# [Given task]
Only the lines from the start of the data through the line with "(0,0) rectangle (939,585);" belong in the copy. Restate them word for word, minus the pictures.

## START

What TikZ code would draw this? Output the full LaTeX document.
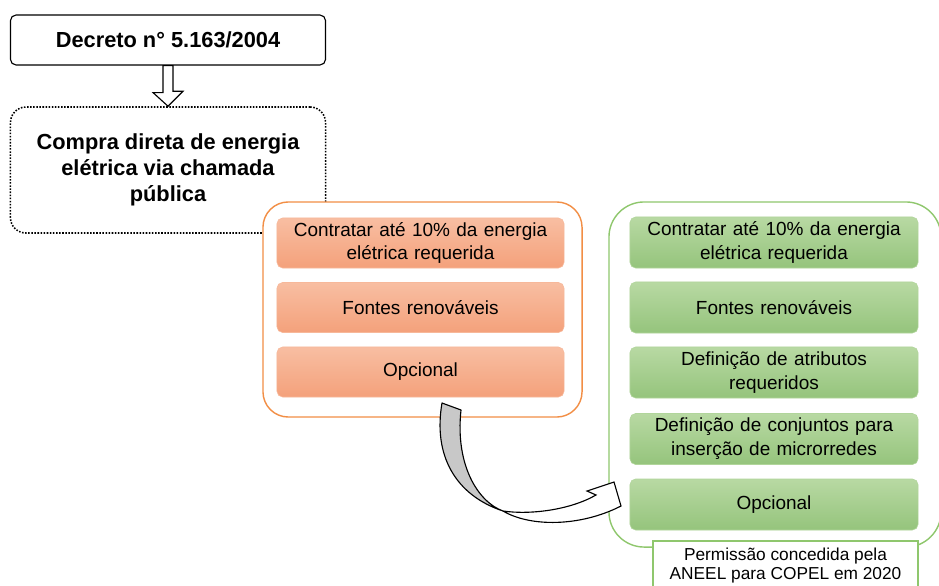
\documentclass[tikz,border=0pt]{standalone}
\usepackage{fontspec}
\setmainfont{Liberation Sans}
\usetikzlibrary{calc}

\definecolor{orangeline}{HTML}{F28E45}
\definecolor{orangetop}{HTML}{F8BEA2}
\definecolor{orangebot}{HTML}{F4A17B}
\definecolor{greenline}{HTML}{8FC76D}
\definecolor{greentop}{HTML}{B8D9A3}
\definecolor{greenbot}{HTML}{95C47C}
\definecolor{arrowgray}{HTML}{C8C8C8}

\begin{document}
\begin{tikzpicture}[x=0.025cm, y=-0.025cm,
  titlebox/.style={draw=black, line width=0.8pt, rounded corners=4pt, fill=white,
    align=center, font=\fontsize{15.5}{18.5}\selectfont\bfseries,
    minimum width=7.875cm, inner sep=0pt},
  outerorange/.style={draw=orangeline, line width=1pt, fill=white, rounded corners=18pt,
    minimum width=7.975cm, minimum height=5.375cm},
  outergreen/.style={draw=greenline, line width=1pt, fill=white, rounded corners=25pt,
    minimum width=8.3cm, minimum height=8.625cm},
  itemorange/.style={draw=orangetop!80!orangebot, top color=orangetop, bottom color=orangebot,
    rounded corners=4pt, text width=7.175cm, minimum height=1.25cm, inner sep=0pt,
    align=center, font=\fontsize{13.5}{17}\selectfont},
  itemgreen/.style={itemorange, draw=greentop!80!greenbot, top color=greentop,
    bottom color=greenbot, text width=7.2cm, minimum height=1.275cm},
  notebox/.style={draw=greenline, line width=0.8pt, fill=white, minimum width=6.625cm,
    minimum height=1.25cm, inner sep=0pt, align=center,
    font=\fontsize{12.3}{13.5}\selectfont}]
\useasboundingbox (0,0) rectangle (939,585);

% Decree and purchase
\node[titlebox, minimum height=1.25cm] (decreto) at (168,40) {Decreto n° 5.163/2004};
\node[titlebox, minimum height=3.15cm, rounded corners=11pt, line width=1.1pt,
  dash pattern=on 1.1pt off 1.1pt] (compra) at (168,170)
  {Compra direta de energia\\elétrica via chamada\\pública};

% Hollow arrow
\draw[line width=0.8pt, fill=white] ($(decreto.south)+(-5,0)$) -- ++(0,27) -- ++(-10,0)
  -- (compra.north) -- ++(15,-15) -- ++(-10,0) -- ($(decreto.south)+(5,0)$) -- cycle;

% Call: orange group
\node[outerorange] (orangebox) at (422.5,309.5) {};
\node[itemorange] (oa) at (420.5,243) {Contratar até 10\% da energia\\elétrica requerida};
\node[itemorange] (ob) at (420.5,307.5) {Fontes renováveis};
\node[itemorange] (oc) at (420.5,372) {Opcional};

% COPEL: green group
\node[outergreen] (greenbox) at (775,374.5) {};
\node[itemgreen] (ga) at (774,242.5) {Contratar até 10\% da energia\\elétrica requerida};
\node[itemgreen] (gb) at (774,307.5) {Fontes renováveis};
\node[itemgreen] (gc) at (774,372.5) {Definição de atributos\\requeridos};
\node[itemgreen] (gd) at (774,439) {Definição de conjuntos para\\inserção de microrredes};
\node[itemgreen] (ge) at (774,504.5) {Opcional};
\node[notebox] (nota) at (785.5,566) {Permissão concedida pela\\ANEEL para COPEL em 2020};

% Curved arrow
\coordinate (cross) at (503,511);
\draw[line width=0.8pt, fill=arrowgray, line join=round] (442,403)
  .. controls (433,455) and (455,495) .. (cross)
  .. controls (478,502) and (455,465) .. (461,410) -- cycle;
\draw[line width=0.8pt, fill=white, line join=miter] (cross)
  .. controls (530,527) and (580,527) .. (621,506)
  -- (614,482) -- (587,491) -- (596,495)
  .. controls (570,510) and (530,515) .. (cross);
\end{tikzpicture}
\end{document}
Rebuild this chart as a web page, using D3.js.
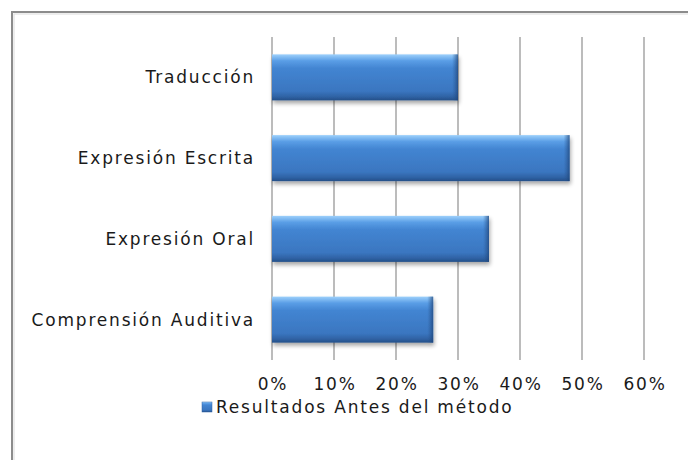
<!DOCTYPE html>
<html>
<head>
<meta charset="utf-8">
<script src="https://cdn.jsdelivr.net/npm/d3@7"></script>
<style>
  body { margin: 0; background: #fff; }
  text { font-family: "DejaVu Sans", Verdana, sans-serif; fill: #1a1a1a; letter-spacing: 1.8px; }
</style>
</head>
<body>
<div id="content"></div>
<script>
const categories = ["Traducción", "Expresión Escrita", "Expresión Oral", "Comprensión Auditiva"];
const values = [0.30, 0.48, 0.35, 0.26];
const tickValues = [0, 0.1, 0.2, 0.3, 0.4, 0.5, 0.6];
const seriesName = "Resultados Antes del método";

const W = 688, H = 460;
const svg = d3.select("#content").append("svg")
  .attr("width", W).attr("height", H);

const defs = svg.append("defs");

const grad = defs.append("linearGradient")
  .attr("id", "barGrad").attr("x1", 0).attr("y1", 0).attr("x2", 0).attr("y2", 1);
grad.append("stop").attr("offset", "0%").attr("stop-color", "#9dd0fb");
grad.append("stop").attr("offset", "14%").attr("stop-color", "#5a9ee6");
grad.append("stop").attr("offset", "30%").attr("stop-color", "#4385d2");
grad.append("stop").attr("offset", "80%").attr("stop-color", "#3a76c0");
grad.append("stop").attr("offset", "92%").attr("stop-color", "#2f62a4");
grad.append("stop").attr("offset", "100%").attr("stop-color", "#244f88");

const endGrad = defs.append("linearGradient")
  .attr("id", "endGrad").attr("x1", 0).attr("y1", 0).attr("x2", 1).attr("y2", 0);
endGrad.append("stop").attr("offset", "0%").attr("stop-color", "#2a5792").attr("stop-opacity", 0);
endGrad.append("stop").attr("offset", "100%").attr("stop-color", "#1f4478").attr("stop-opacity", 0.75);

const shadow = defs.append("filter").attr("id", "shadow")
  .attr("x", "-10%").attr("y", "-20%").attr("width", "130%").attr("height", "160%");
shadow.append("feGaussianBlur").attr("in", "SourceAlpha").attr("stdDeviation", 2.2);
shadow.append("feOffset").attr("dx", 1).attr("dy", 3).attr("result", "off");
shadow.append("feComponentTransfer").append("feFuncA").attr("type", "linear").attr("slope", 0.35);
const merge = shadow.append("feMerge");
merge.append("feMergeNode");
merge.append("feMergeNode").attr("in", "SourceGraphic");

// chart frame (only left/top edges fall inside the picture)
svg.append("rect")
  .attr("x", 12).attr("y", 12).attr("width", 720).attr("height", 520)
  .attr("fill", "none").attr("stroke", "#8c8c8c").attr("stroke-width", 2);
svg.append("rect")
  .attr("x", 14).attr("y", 14).attr("width", 720).attr("height", 520)
  .attr("fill", "none").attr("stroke", "#e2e2e2").attr("stroke-width", 1.2);

const x = d3.scaleLinear().domain([0, 0.6]).range([272, 644]);
const y = d3.scaleBand().domain(categories).range([37, 360])
  .paddingInner(0.43).paddingOuter(0.215);

// vertical gridlines
svg.append("g").selectAll("line")
  .data(tickValues).enter().append("line")
  .attr("x1", d => x(d)).attr("x2", d => x(d))
  .attr("y1", 37).attr("y2", 360)
  .attr("stroke", "#a6a6a6").attr("stroke-width", 1.5);

// bars
const bars = svg.append("g").selectAll("g")
  .data(categories.map((c, i) => ({ cat: c, v: values[i] })))
  .enter().append("g")
  .attr("filter", "url(#shadow)");

bars.append("rect")
  .attr("x", x(0)).attr("y", d => y(d.cat))
  .attr("width", d => x(d.v) - x(0)).attr("height", y.bandwidth())
  .attr("fill", "url(#barGrad)");

bars.append("rect")
  .attr("x", d => x(d.v) - 6).attr("y", d => y(d.cat))
  .attr("width", 6).attr("height", y.bandwidth())
  .attr("fill", "url(#endGrad)");

// category labels
svg.append("g").selectAll("text")
  .data(categories).enter().append("text")
  .attr("x", 255).attr("y", d => y(d) + y.bandwidth() / 2)
  .attr("dy", "0.35em").attr("text-anchor", "end")
  .attr("font-size", 17)
  .text(d => d);

// tick labels
const fmt = d3.format(".0%");
svg.append("g").selectAll("text")
  .data(tickValues).enter().append("text")
  .attr("x", d => x(d) + 1).attr("y", 384)
  .attr("dy", "0.35em").attr("text-anchor", "middle")
  .attr("font-size", 17)
  .text(d => fmt(d));

// legend
const legend = svg.append("g").attr("transform", "translate(202,402)");
legend.append("rect").attr("width", 10).attr("height", 10)
  .attr("fill", "url(#barGrad)").attr("stroke", "#2f62a4").attr("stroke-width", 0.5);
legend.append("text").attr("x", 14).attr("y", 5.5).attr("dy", "0.35em")
  .attr("font-size", 17).text(seriesName);
</script>
</body>
</html>
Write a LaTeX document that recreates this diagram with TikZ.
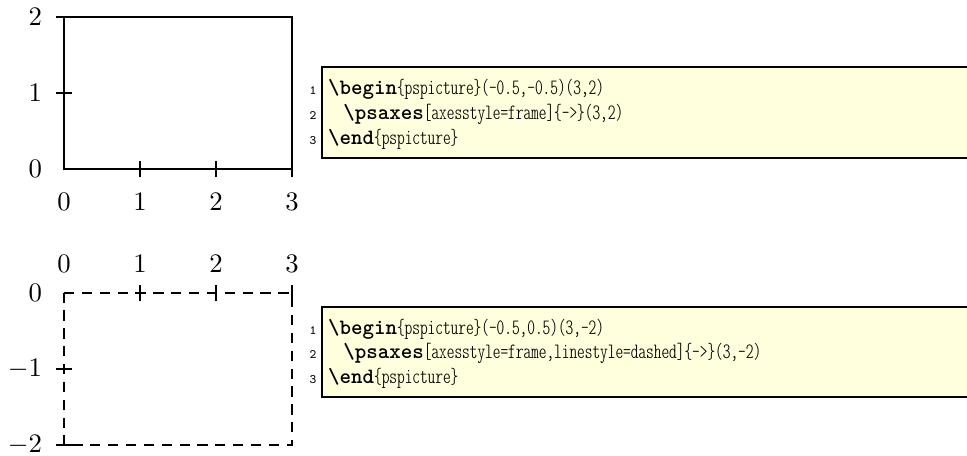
\documentclass[tikz,border=0pt]{standalone}
\usepackage{tikz}
\definecolor{codebg}{RGB}{255,255,221}
\newcommand\codefont{\fontsize{8.2}{9}\fontseries{lc}\ttfamily}
\newcommand\linenofont{\fontsize{4.8}{5}\ttfamily}
\tikzset{
  frameline/.style={line width=0.8pt},
  dashframe/.style={line width=0.8pt,dash pattern=on 0.135cm off 0.1cm},
  tickmark/.style={line width=0.8pt},
  xlab/.style={anchor=base,inner sep=0pt},
  ylab/.style={anchor=east,inner sep=0pt},
  codeline/.style={anchor=base west,inner sep=0pt,font=\codefont},
  lineno/.style={anchor=base east,inner sep=0pt,font=\linenofont},
  boxedge/.style={line width=0.8pt}
}
\begin{document}
\begin{tikzpicture}
\useasboundingbox (0,0) rectangle (12.724,5.987);
% frame axes
\begin{scope}[shift={(0.842,3.763)}]
\draw[frameline] (0,0) rectangle (3,2);
\foreach \x in {1,2,3} \draw[tickmark] (\x,-0.11) -- (\x,0.11);
\foreach \y in {1,2} \draw[tickmark] (-0.11,\y) -- (0.11,\y);
\foreach \x in {0,1,2,3} \node[xlab] (xa\x) at (\x,-0.54) {$\x$};
\foreach \y in {0,1,2} \node[ylab] (ya\y) at (-0.283,\y) {$\y$};
\end{scope}
\fill[codebg] (4.237,3.908) rectangle (12.724,5.105);
\draw[boxedge] (12.724,5.105) -- (4.237,5.105) -- (4.237,3.908) -- (12.724,3.908);
\node[lineno] (na1) at (4.171,4.737) {1};
\node[lineno] (na2) at (4.171,4.421) {2};
\node[lineno] (na3) at (4.171,4.092) {3};
\node[codeline] (ca1) at (4.31,4.737) {\textbf{\textbackslash begin}\{pspicture\}(-0.5,-0.5)(3,2)};
\node[codeline] (ca2) at (4.31,4.421) {~~\textbf{\textbackslash psaxes}[axesstyle=frame]\{->\}(3,2)};
\node[codeline] (ca3) at (4.31,4.092) {\textbf{\textbackslash end}\{pspicture\}};
% dashed frame axes
\begin{scope}[shift={(0.842,2.132)}]
\draw[dashframe] (0,0) -- (3,0) -- (3,-2) -- (0,-2) -- cycle;
\foreach \x in {1,2,3} \draw[tickmark] (\x,-0.11) -- (\x,0.11);
\foreach \y in {1,2} \draw[tickmark] (-0.11,-\y) -- (0.11,-\y);
\foreach \x in {0,1,2,3} \node[xlab] (xb\x) at (\x,0.263) {$\x$};
\node[ylab] (yb0) at (-0.283,0) {$0$};
\foreach \y in {1,2} \node[ylab] (yb\y) at (-0.283,-\y) {$-\y$};
\end{scope}
\fill[codebg] (4.237,0.763) rectangle (12.724,1.947);
\draw[boxedge] (12.724,1.947) -- (4.237,1.947) -- (4.237,0.763) -- (12.724,0.763);
\node[lineno] (nb1) at (4.171,1.592) {1};
\node[lineno] (nb2) at (4.171,1.276) {2};
\node[lineno] (nb3) at (4.171,0.947) {3};
\node[codeline] (cb1) at (4.31,1.592) {\textbf{\textbackslash begin}\{pspicture\}(-0.5,0.5)(3,-2)};
\node[codeline] (cb2) at (4.31,1.276) {~~\textbf{\textbackslash psaxes}[axesstyle=frame,linestyle=dashed]\{->\}(3,-2)};
\node[codeline] (cb3) at (4.31,0.947) {\textbf{\textbackslash end}\{pspicture\}};
\end{tikzpicture}
\end{document}
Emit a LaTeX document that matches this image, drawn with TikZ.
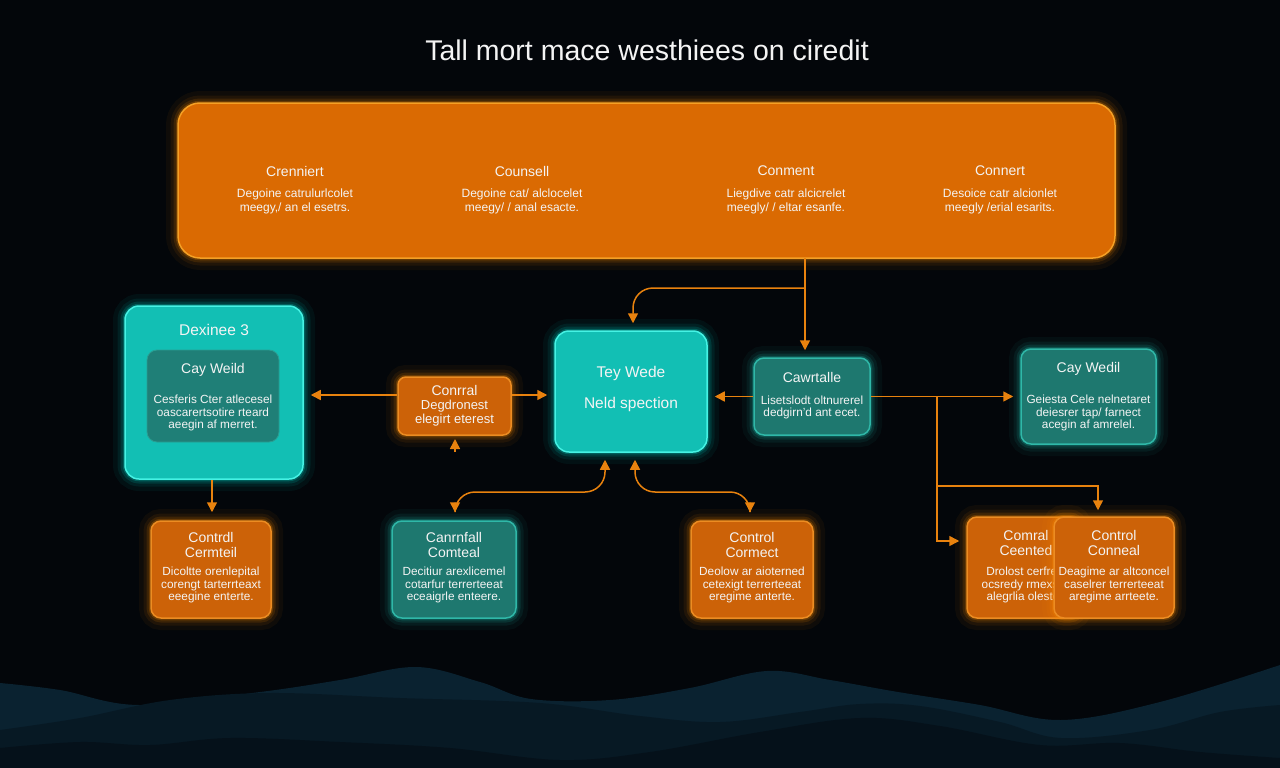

## END

# [Expected answer]
What TikZ code would draw this? Output the full LaTeX document.
\documentclass[tikz,border=0pt]{standalone}
\usepackage{fontspec}
\setmainfont{Liberation Sans}
\usetikzlibrary{calc}

\definecolor{orangeline}{HTML}{F28E45}
\definecolor{orangetop}{HTML}{F8BEA2}
\definecolor{orangebot}{HTML}{F4A17B}
\definecolor{greenline}{HTML}{8FC76D}
\definecolor{greentop}{HTML}{B8D9A3}
\definecolor{greenbot}{HTML}{95C47C}
\definecolor{arrowgray}{HTML}{C8C8C8}

\begin{document}
\begin{tikzpicture}[x=0.025cm, y=-0.025cm,
  titlebox/.style={draw=black, line width=0.8pt, rounded corners=4pt, fill=white,
    align=center, font=\fontsize{15.5}{18.5}\selectfont\bfseries,
    minimum width=7.875cm, inner sep=0pt},
  outerorange/.style={draw=orangeline, line width=1pt, fill=white, rounded corners=18pt,
    minimum width=7.975cm, minimum height=5.375cm},
  outergreen/.style={draw=greenline, line width=1pt, fill=white, rounded corners=25pt,
    minimum width=8.3cm, minimum height=8.625cm},
  itemorange/.style={draw=orangetop!80!orangebot, top color=orangetop, bottom color=orangebot,
    rounded corners=4pt, text width=7.175cm, minimum height=1.25cm, inner sep=0pt,
    align=center, font=\fontsize{13.5}{17}\selectfont},
  itemgreen/.style={itemorange, draw=greentop!80!greenbot, top color=greentop,
    bottom color=greenbot, text width=7.2cm, minimum height=1.275cm},
  notebox/.style={draw=greenline, line width=0.8pt, fill=white, minimum width=6.625cm,
    minimum height=1.25cm, inner sep=0pt, align=center,
    font=\fontsize{12.3}{13.5}\selectfont}]
\useasboundingbox (0,0) rectangle (939,585);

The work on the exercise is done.